• **Work to complete**:
All of the data should be output character for character, except the pictures.

** Begin **

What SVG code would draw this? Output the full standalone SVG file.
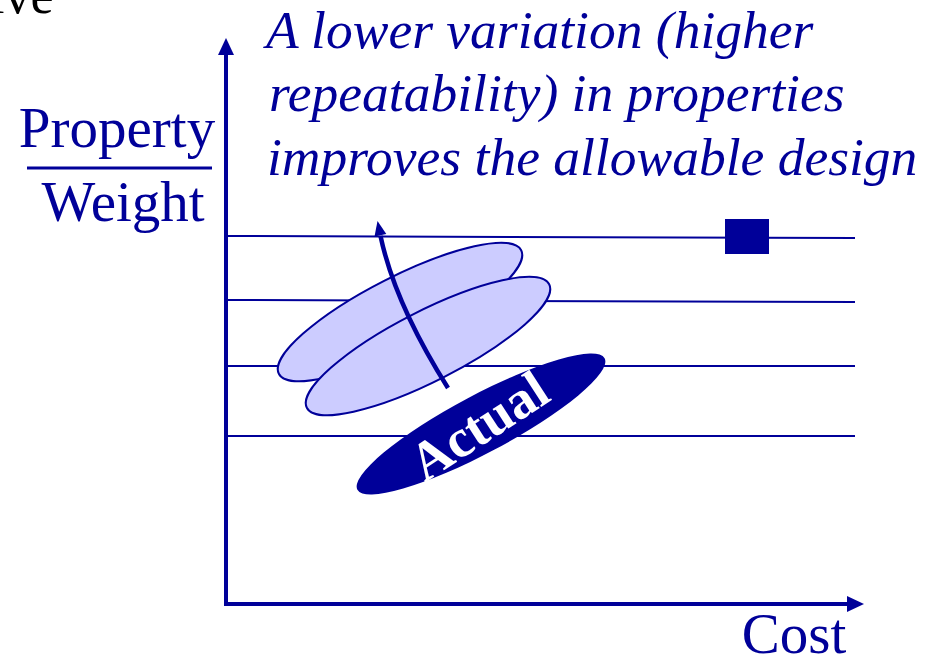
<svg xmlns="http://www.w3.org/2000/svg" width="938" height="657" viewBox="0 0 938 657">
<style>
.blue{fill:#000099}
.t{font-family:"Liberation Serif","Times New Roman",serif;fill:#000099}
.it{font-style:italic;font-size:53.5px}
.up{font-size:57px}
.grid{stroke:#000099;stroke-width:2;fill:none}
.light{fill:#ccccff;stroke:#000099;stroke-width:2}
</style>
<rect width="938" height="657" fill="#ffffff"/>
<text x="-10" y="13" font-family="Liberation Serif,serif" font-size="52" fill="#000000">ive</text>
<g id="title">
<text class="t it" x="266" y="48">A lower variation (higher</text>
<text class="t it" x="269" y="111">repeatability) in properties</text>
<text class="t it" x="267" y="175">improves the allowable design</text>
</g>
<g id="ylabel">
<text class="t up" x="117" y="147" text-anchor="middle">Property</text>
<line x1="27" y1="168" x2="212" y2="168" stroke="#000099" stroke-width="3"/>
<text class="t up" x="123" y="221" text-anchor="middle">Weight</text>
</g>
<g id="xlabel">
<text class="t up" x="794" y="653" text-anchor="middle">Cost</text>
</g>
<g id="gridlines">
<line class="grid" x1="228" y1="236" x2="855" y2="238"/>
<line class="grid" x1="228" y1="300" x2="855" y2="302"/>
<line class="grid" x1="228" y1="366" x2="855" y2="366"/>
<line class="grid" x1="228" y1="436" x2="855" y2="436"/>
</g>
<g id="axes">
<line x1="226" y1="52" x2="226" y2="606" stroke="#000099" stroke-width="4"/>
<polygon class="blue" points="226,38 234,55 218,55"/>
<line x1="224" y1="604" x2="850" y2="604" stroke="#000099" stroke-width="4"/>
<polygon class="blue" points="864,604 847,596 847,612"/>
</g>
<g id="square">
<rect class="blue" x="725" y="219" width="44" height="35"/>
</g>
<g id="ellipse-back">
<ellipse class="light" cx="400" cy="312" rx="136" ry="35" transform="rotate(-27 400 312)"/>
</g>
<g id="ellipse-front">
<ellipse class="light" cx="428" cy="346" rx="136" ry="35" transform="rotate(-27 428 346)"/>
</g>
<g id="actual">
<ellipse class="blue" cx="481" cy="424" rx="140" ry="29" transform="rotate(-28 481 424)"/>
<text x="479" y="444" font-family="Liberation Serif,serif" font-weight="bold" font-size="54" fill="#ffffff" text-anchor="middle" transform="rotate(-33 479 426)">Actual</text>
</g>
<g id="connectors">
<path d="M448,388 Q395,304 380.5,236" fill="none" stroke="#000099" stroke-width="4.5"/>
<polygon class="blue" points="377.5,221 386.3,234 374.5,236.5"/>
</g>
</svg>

** End **

• **Answer to this problem**:
What SVG code would draw this? Output the full standalone SVG file.
<svg xmlns="http://www.w3.org/2000/svg" width="938" height="657" viewBox="0 0 938 657">
<style>
.blue{fill:#000099}
.t{font-family:"Liberation Serif","Times New Roman",serif;fill:#000099}
.it{font-style:italic;font-size:53.5px}
.up{font-size:57px}
.grid{stroke:#000099;stroke-width:2;fill:none}
.light{fill:#ccccff;stroke:#000099;stroke-width:2}
</style>
<rect width="938" height="657" fill="#ffffff"/>
<text x="-10" y="13" font-family="Liberation Serif,serif" font-size="52" fill="#000000">ive</text>
<g id="title">
<text class="t it" x="266" y="48">A lower variation (higher</text>
<text class="t it" x="269" y="111">repeatability) in properties</text>
<text class="t it" x="267" y="175">improves the allowable design</text>
</g>
<g id="ylabel">
<text class="t up" x="117" y="147" text-anchor="middle">Property</text>
<line x1="27" y1="168" x2="212" y2="168" stroke="#000099" stroke-width="3"/>
<text class="t up" x="123" y="221" text-anchor="middle">Weight</text>
</g>
<g id="xlabel">
<text class="t up" x="794" y="653" text-anchor="middle">Cost</text>
</g>
<g id="gridlines">
<line class="grid" x1="228" y1="236" x2="855" y2="238"/>
<line class="grid" x1="228" y1="300" x2="855" y2="302"/>
<line class="grid" x1="228" y1="366" x2="855" y2="366"/>
<line class="grid" x1="228" y1="436" x2="855" y2="436"/>
</g>
<g id="axes">
<line x1="226" y1="52" x2="226" y2="606" stroke="#000099" stroke-width="4"/>
<polygon class="blue" points="226,38 234,55 218,55"/>
<line x1="224" y1="604" x2="850" y2="604" stroke="#000099" stroke-width="4"/>
<polygon class="blue" points="864,604 847,596 847,612"/>
</g>
<g id="square">
<rect class="blue" x="725" y="219" width="44" height="35"/>
</g>
<g id="ellipse-back">
<ellipse class="light" cx="400" cy="312" rx="136" ry="35" transform="rotate(-27 400 312)"/>
</g>
<g id="ellipse-front">
<ellipse class="light" cx="428" cy="346" rx="136" ry="35" transform="rotate(-27 428 346)"/>
</g>
<g id="actual">
<ellipse class="blue" cx="481" cy="424" rx="140" ry="29" transform="rotate(-28 481 424)"/>
<text x="479" y="444" font-family="Liberation Serif,serif" font-weight="bold" font-size="54" fill="#ffffff" text-anchor="middle" transform="rotate(-33 479 426)">Actual</text>
</g>
<g id="connectors">
<path d="M448,388 Q395,304 380.5,236" fill="none" stroke="#000099" stroke-width="4.5"/>
<polygon class="blue" points="377.5,221 386.3,234 374.5,236.5"/>
</g>
</svg>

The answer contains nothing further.